— START OF Data —
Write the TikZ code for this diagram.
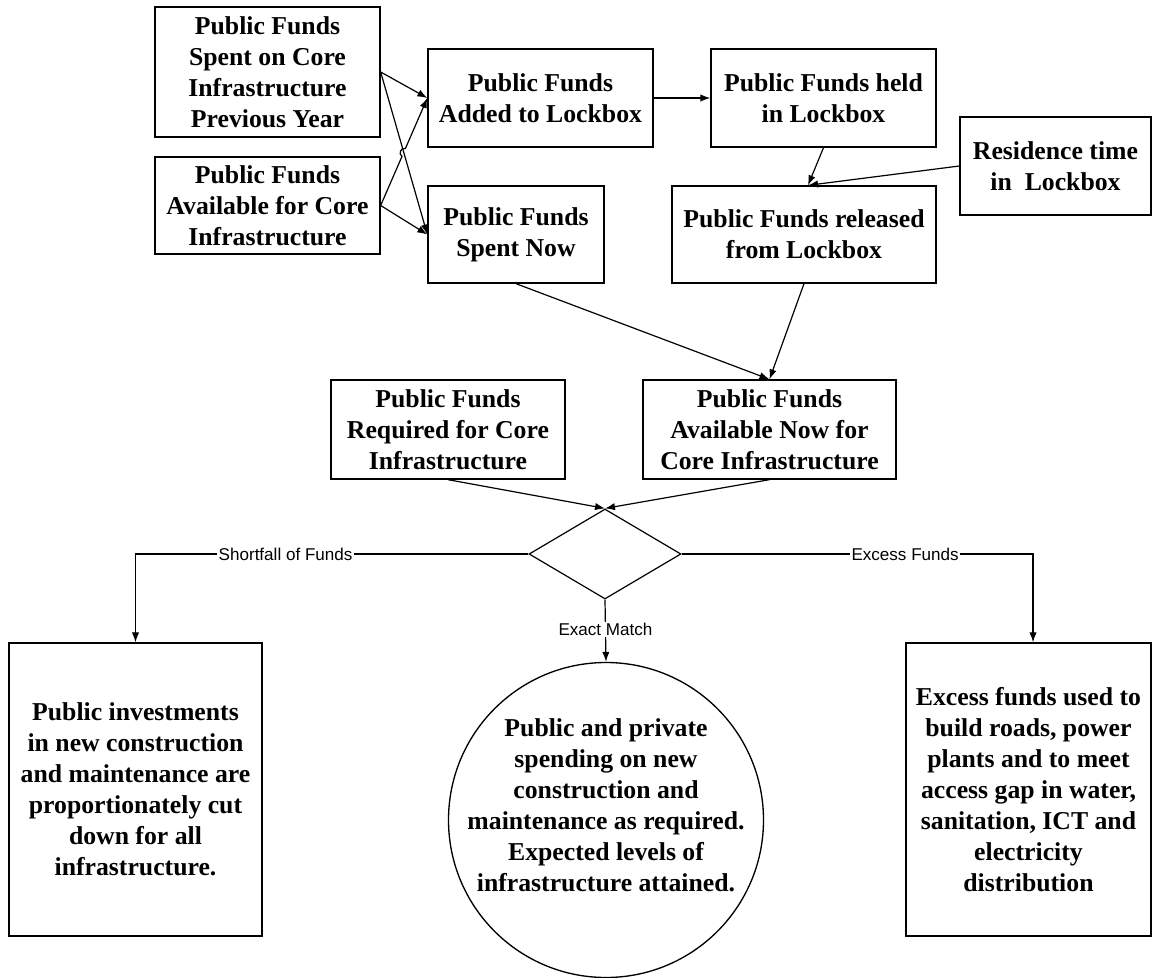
\documentclass[tikz,border=0pt]{standalone}
\usepackage{fontspec}
\setmainfont{Liberation Serif}
\newfontfamily\edgefont{Liberation Sans}
\usetikzlibrary{arrows.meta,shapes.geometric,calc}

\begin{document}
\begin{tikzpicture}[x=0.75pt,y=-0.75pt,
  boxtext/.style={align=center, inner sep=0pt,
    font=\fontsize{19.3}{23.25}\selectfont\bfseries},
  box/.style={boxtext, draw, line width=1pt},
  flow/.style={draw, line width=0.9pt, -{Latex[length=7.5pt,width=5.5pt]}},
  branch/.style={font=\fontsize{12.8}{14}\selectfont\edgefont, fill=white, inner sep=1pt}
]
\useasboundingbox (0,0) rectangle (1154,978);

% upper row: sources and lockbox flow
\node[box, minimum width=168.75pt, minimum height=97.5pt] (prev) at (267.5,72)
  {Public Funds\\Spent on Core\\Infrastructure\\Previous Year};
\node[box, minimum width=168.75pt, minimum height=72.75pt] (avail) at (267.5,205.5)
  {Public Funds\\Available for Core\\Infrastructure};
\node[box, minimum width=168.75pt, minimum height=73.5pt] (added) at (540.5,98)
  {Public Funds\\Added to Lockbox};
\node[box, minimum width=132pt, minimum height=72.75pt] (spent) at (516,234.5)
  {Public Funds\\Spent Now};
\node[box, minimum width=168.75pt, minimum height=73.5pt] (held) at (823.5,98)
  {Public Funds held\\in Lockbox};
\node[box, minimum width=143.25pt, minimum height=73.5pt] (resid) at (1055.5,166)
  {Residence time\\in\ \ Lockbox};
\node[box, minimum width=198pt, minimum height=72.75pt] (released) at (804,234.5)
  {Public Funds released\\from Lockbox};

% middle row
\node[box, minimum width=175.5pt, minimum height=74.25pt] (req) at (448,429.5)
  {Public Funds\\Required for Core\\Infrastructure};
\node[box, minimum width=189.75pt, minimum height=74.25pt] (now) at (769.5,429.5)
  {Public Funds\\Available Now for\\Core Infrastructure};

% decision
\node[diamond, draw, line width=0.9pt, inner sep=0pt,
  minimum width=114pt, minimum height=67.5pt] (cmp) at (605,554) {};

% outcomes
\node[box, minimum width=189.75pt, minimum height=219.75pt] (cut) at (135.5,789.5)
  {Public investments\\in new construction\\and maintenance are\\proportionately cut\\down for all\\infrastructure.};
\node[box, minimum width=183.75pt, minimum height=219.75pt] (excess) at (1028.5,789.5)
  {Excess funds used to\\build roads, power\\plants and to meet\\access gap in water,\\sanitation, ICT and\\electricity\\distribution};
\node[circle, draw, line width=1pt, minimum size=236.25pt, inner sep=0pt,
  label={[boxtext, yshift=11.25pt]center:Public and private\\spending on new\\construction and\\maintenance as required.\\Expected levels of\\infrastructure attained.}]
  (match) at (606,820) {};

% connectors
\draw[flow] (prev.east) -- (added.west);
\draw[flow] (prev.east) -- (spent.west);
\draw[flow] (avail.east) -- ($(avail.east)!0.458!(added.west)$)
  to[bend left=90, looseness=1.4] ($(avail.east)!0.53!(added.west)$) -- (added.west);
\draw[flow] (avail.east) -- (spent.west);
\draw[flow] (added.east) -- (held.west);
\draw[flow] (held.south) -- ([xshift=3pt]released.north);
\draw[flow] (resid.west) -- ([xshift=3pt]released.north);
\draw[flow] (spent.south) -- (now.north);
\draw[flow] (released.south) -- (now.north);
\draw[flow] (req.south) -- (cmp.north);
\draw[flow] (now.south) -- (cmp.north);

\draw[flow] (cmp.west) -| node[branch, pos=0.309] {Shortfall of Funds} (cut.north);
\draw[flow] (cmp.east) -| node[branch, pos=0.318] {Excess Funds} ([xshift=3.4pt]excess.north);
\draw[flow] (cmp.south) -- node[branch, pos=0.48] {Exact Match} (match.north);
\end{tikzpicture}
\end{document}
— END OF Data —
▸ Task requirements
Return exactly what appears from the opening line of the material through the line with "(0,0) rectangle (1154,978);", apart from the pictures.

▸ Written reply
Write the TikZ code for this diagram.
\documentclass[tikz,border=0pt]{standalone}
\usepackage{fontspec}
\setmainfont{Liberation Serif}
\newfontfamily\edgefont{Liberation Sans}
\usetikzlibrary{arrows.meta,shapes.geometric,calc}

\begin{document}
\begin{tikzpicture}[x=0.75pt,y=-0.75pt,
  boxtext/.style={align=center, inner sep=0pt,
    font=\fontsize{19.3}{23.25}\selectfont\bfseries},
  box/.style={boxtext, draw, line width=1pt},
  flow/.style={draw, line width=0.9pt, -{Latex[length=7.5pt,width=5.5pt]}},
  branch/.style={font=\fontsize{12.8}{14}\selectfont\edgefont, fill=white, inner sep=1pt}
]
\useasboundingbox (0,0) rectangle (1154,978);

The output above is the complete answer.